Objective ->
Give every line back verbatim, dropping all images.

Dataset extract ->
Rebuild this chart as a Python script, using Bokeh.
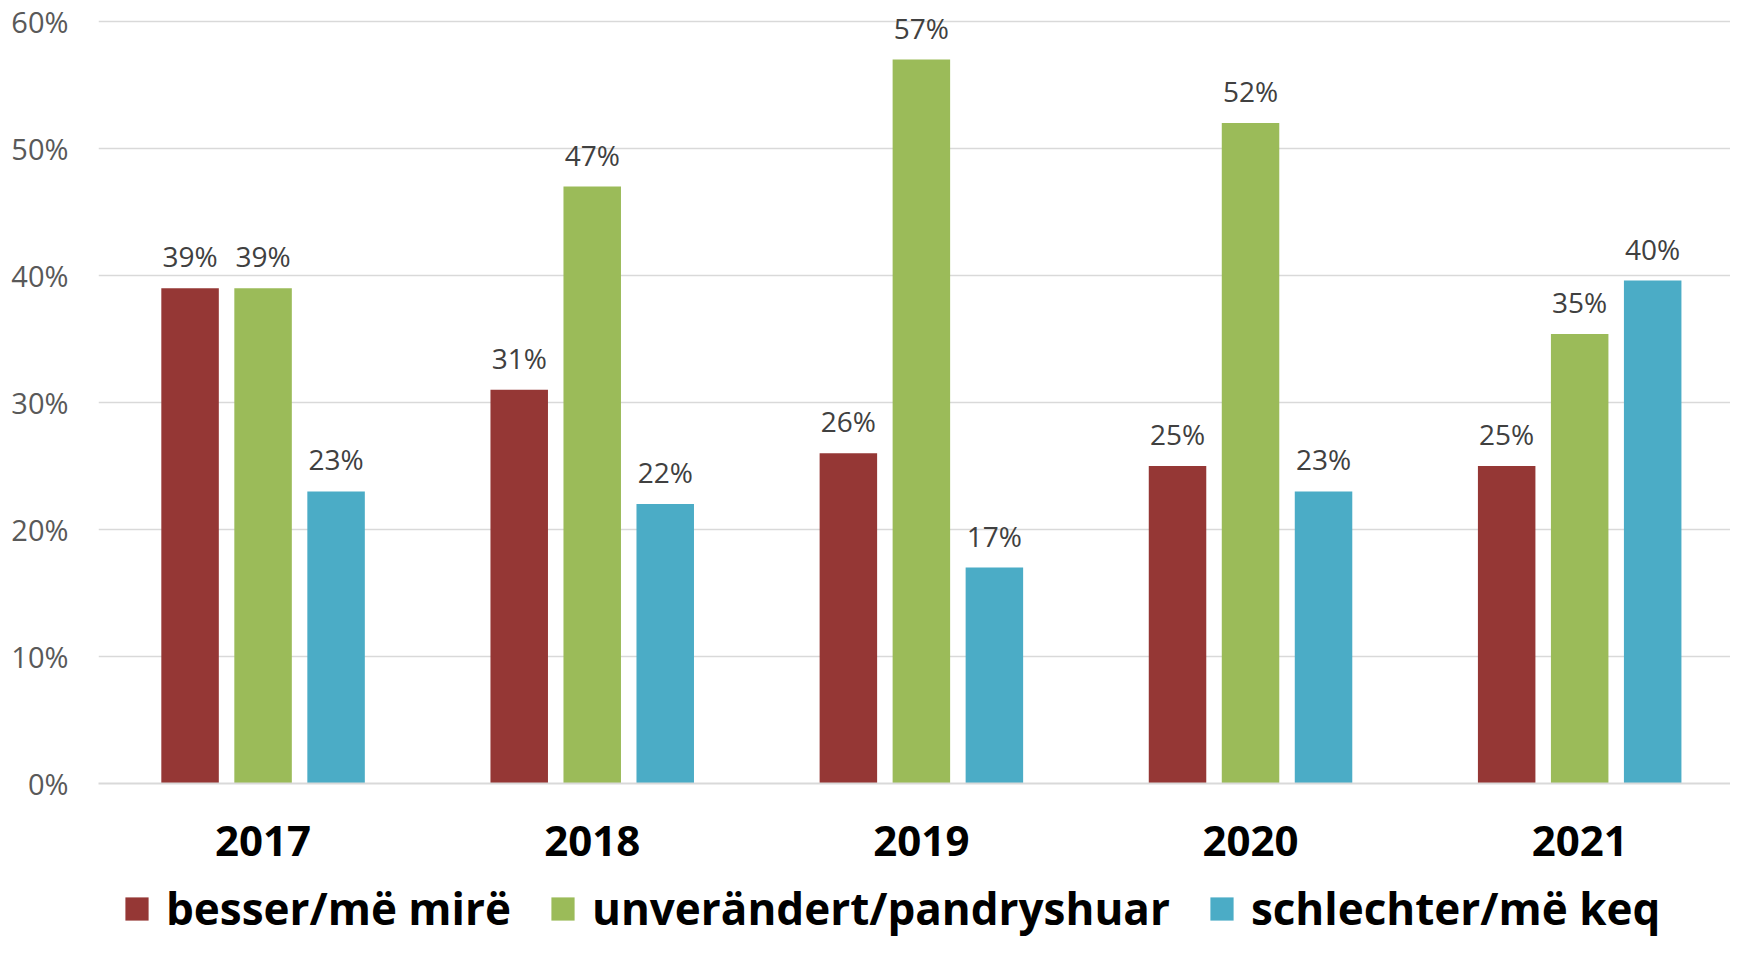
from bokeh.plotting import figure
from bokeh.layouts import column
from bokeh.models import ColumnDataSource, Range1d, NumeralTickFormatter, Legend, LegendItem, FixedTicker
from bokeh.transform import dodge
from bokeh.core.properties import value
from bokeh.embed import file_html
from bokeh.resources import INLINE

years = ["2017", "2018", "2019", "2020", "2021"]
series_names = ["besser/më mirë", "unverändert/pandryshuar", "schlechter/më keq"]
besser = [0.39, 0.31, 0.26, 0.25, 0.25]
unveraendert = [0.39, 0.47, 0.57, 0.52, 0.354]
schlechter = [0.23, 0.22, 0.17, 0.23, 0.396]
colors = ["#953735", "#9BBB59", "#4BACC6"]
y_ticks = [0, 0.1, 0.2, 0.3, 0.4, 0.5, 0.6]

# category slots (one unit per year, centred at i + 0.5)
xpos = [i + 0.5 for i in range(len(years))]

src = ColumnDataSource(dict(
    x=xpos, years=years,
    besser=besser, unveraendert=unveraendert, schlechter=schlechter,
    besser_lbl=[f"{round(v*100)}%" for v in besser],
    unveraendert_lbl=[f"{round(v*100)}%" for v in unveraendert],
    schlechter_lbl=[f"{round(v*100)}%" for v in schlechter],
))

W = 1730
H_MAIN = 877
H_LEG = 61
LEFT = 98
X_END = (W - LEFT) / 329.15

p = figure(width=W, height=H_MAIN, x_range=Range1d(0, X_END),
           y_range=Range1d(0, 0.6165), output_backend="svg", toolbar_location=None,
           min_border_left=LEFT, min_border_right=0, min_border_top=0, min_border_bottom=H_MAIN - 783)
p.outline_line_color = None
p.background_fill_color = "white"

fields = ["besser", "unveraendert", "schlechter"]
offsets = [-0.2218, 0.0, 0.2218]
for f, off, c in zip(fields, offsets, colors):
    p.vbar(x=dodge("x", off), top=f, width=0.1747, source=src,
           fill_color=c, line_color=None)
    p.text(x=dodge("x", off), y=f, text=f + "_lbl", source=src,
           text_align="center", text_baseline="bottom", y_offset=-13,
           text_font=value("Open Sans"), text_font_size="28px", text_color="#404040")

p.xgrid.grid_line_color = None
p.ygrid.grid_line_color = "#d9d9d9"
p.ygrid.grid_line_width = 1.5
p.yaxis.ticker = FixedTicker(ticks=y_ticks)
p.yaxis.formatter = NumeralTickFormatter(format="0%")
p.yaxis.axis_line_color = None
p.yaxis.major_tick_line_color = None
p.yaxis.minor_tick_line_color = None
p.yaxis.major_label_text_font = "Open Sans"
p.yaxis.major_label_text_font_size = "29px"
p.yaxis.major_label_text_color = "#595959"
p.yaxis.major_label_standoff = 24

p.xaxis.ticker = FixedTicker(ticks=xpos)
p.xaxis.major_label_overrides = {x: y for x, y in zip(xpos, years)}
p.xaxis.axis_line_color = "#d9d9d9"
p.xaxis.axis_line_width = 2
p.xaxis.major_tick_line_color = None
p.xaxis.minor_tick_line_color = None
p.xaxis.major_label_text_font = "Open Sans"
p.xaxis.major_label_text_font_style = "bold"
p.xaxis.major_label_text_font_size = "42px"
p.xaxis.major_label_text_color = "#000000"
p.xaxis.major_label_standoff = 36

# legend strip
leg = figure(width=W, height=H_LEG, x_range=Range1d(0, 1), y_range=Range1d(0, 1),
             output_backend="svg", toolbar_location=None, x_axis_type=None, y_axis_type=None,
             min_border=0)
leg.outline_line_color = None
leg.xgrid.grid_line_color = None
leg.ygrid.grid_line_color = None
leg_src = ColumnDataSource(dict(x=[-5.0], top=[-5.0]))
leg_renderers = [leg.vbar(x="x", top="top", width=0.1, source=leg_src, fill_color=c, line_color=None)
                 for c in colors]
legend = Legend(items=[LegendItem(label=n, renderers=[r]) for n, r in zip(series_names, leg_renderers)],
                orientation="horizontal", location=(24, 0),
                glyph_width=29, glyph_height=29, label_standoff=15, spacing=37,
                padding=0, margin=0, border_line_color=None, background_fill_alpha=0,
                label_text_font="Open Sans", label_text_font_style="bold",
                label_text_font_size="44px", label_text_color="#000000")
leg.add_layout(legend, "center")

layout = column(p, leg, spacing=0)
open("out.html", "w").write(file_html(layout, INLINE))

Reply ->
Rebuild this chart as a Python script, using Bokeh.
from bokeh.plotting import figure
from bokeh.layouts import column
from bokeh.models import ColumnDataSource, Range1d, NumeralTickFormatter, Legend, LegendItem, FixedTicker
from bokeh.transform import dodge
from bokeh.core.properties import value
from bokeh.embed import file_html
from bokeh.resources import INLINE

years = ["2017", "2018", "2019", "2020", "2021"]
series_names = ["besser/më mirë", "unverändert/pandryshuar", "schlechter/më keq"]
besser = [0.39, 0.31, 0.26, 0.25, 0.25]
unveraendert = [0.39, 0.47, 0.57, 0.52, 0.354]
schlechter = [0.23, 0.22, 0.17, 0.23, 0.396]
colors = ["#953735", "#9BBB59", "#4BACC6"]
y_ticks = [0, 0.1, 0.2, 0.3, 0.4, 0.5, 0.6]

# category slots (one unit per year, centred at i + 0.5)
xpos = [i + 0.5 for i in range(len(years))]

src = ColumnDataSource(dict(
    x=xpos, years=years,
    besser=besser, unveraendert=unveraendert, schlechter=schlechter,
    besser_lbl=[f"{round(v*100)}%" for v in besser],
    unveraendert_lbl=[f"{round(v*100)}%" for v in unveraendert],
    schlechter_lbl=[f"{round(v*100)}%" for v in schlechter],
))

W = 1730
H_MAIN = 877
H_LEG = 61
LEFT = 98
X_END = (W - LEFT) / 329.15

p = figure(width=W, height=H_MAIN, x_range=Range1d(0, X_END),
           y_range=Range1d(0, 0.6165), output_backend="svg", toolbar_location=None,
           min_border_left=LEFT, min_border_right=0, min_border_top=0, min_border_bottom=H_MAIN - 783)
p.outline_line_color = None
p.background_fill_color = "white"

fields = ["besser", "unveraendert", "schlechter"]
offsets = [-0.2218, 0.0, 0.2218]
for f, off, c in zip(fields, offsets, colors):
    p.vbar(x=dodge("x", off), top=f, width=0.1747, source=src,
           fill_color=c, line_color=None)
    p.text(x=dodge("x", off), y=f, text=f + "_lbl", source=src,
           text_align="center", text_baseline="bottom", y_offset=-13,
           text_font=value("Open Sans"), text_font_size="28px", text_color="#404040")

p.xgrid.grid_line_color = None
p.ygrid.grid_line_color = "#d9d9d9"
p.ygrid.grid_line_width = 1.5
p.yaxis.ticker = FixedTicker(ticks=y_ticks)
p.yaxis.formatter = NumeralTickFormatter(format="0%")
p.yaxis.axis_line_color = None
p.yaxis.major_tick_line_color = None
p.yaxis.minor_tick_line_color = None
p.yaxis.major_label_text_font = "Open Sans"
p.yaxis.major_label_text_font_size = "29px"
p.yaxis.major_label_text_color = "#595959"
p.yaxis.major_label_standoff = 24

p.xaxis.ticker = FixedTicker(ticks=xpos)
p.xaxis.major_label_overrides = {x: y for x, y in zip(xpos, years)}
p.xaxis.axis_line_color = "#d9d9d9"
p.xaxis.axis_line_width = 2
p.xaxis.major_tick_line_color = None
p.xaxis.minor_tick_line_color = None
p.xaxis.major_label_text_font = "Open Sans"
p.xaxis.major_label_text_font_style = "bold"
p.xaxis.major_label_text_font_size = "42px"
p.xaxis.major_label_text_color = "#000000"
p.xaxis.major_label_standoff = 36

# legend strip
leg = figure(width=W, height=H_LEG, x_range=Range1d(0, 1), y_range=Range1d(0, 1),
             output_backend="svg", toolbar_location=None, x_axis_type=None, y_axis_type=None,
             min_border=0)
leg.outline_line_color = None
leg.xgrid.grid_line_color = None
leg.ygrid.grid_line_color = None
leg_src = ColumnDataSource(dict(x=[-5.0], top=[-5.0]))
leg_renderers = [leg.vbar(x="x", top="top", width=0.1, source=leg_src, fill_color=c, line_color=None)
                 for c in colors]
legend = Legend(items=[LegendItem(label=n, renderers=[r]) for n, r in zip(series_names, leg_renderers)],
                orientation="horizontal", location=(24, 0),
                glyph_width=29, glyph_height=29, label_standoff=15, spacing=37,
                padding=0, margin=0, border_line_color=None, background_fill_alpha=0,
                label_text_font="Open Sans", label_text_font_style="bold",
                label_text_font_size="44px", label_text_color="#000000")
leg.add_layout(legend, "center")

layout = column(p, leg, spacing=0)
open("out.html", "w").write(file_html(layout, INLINE))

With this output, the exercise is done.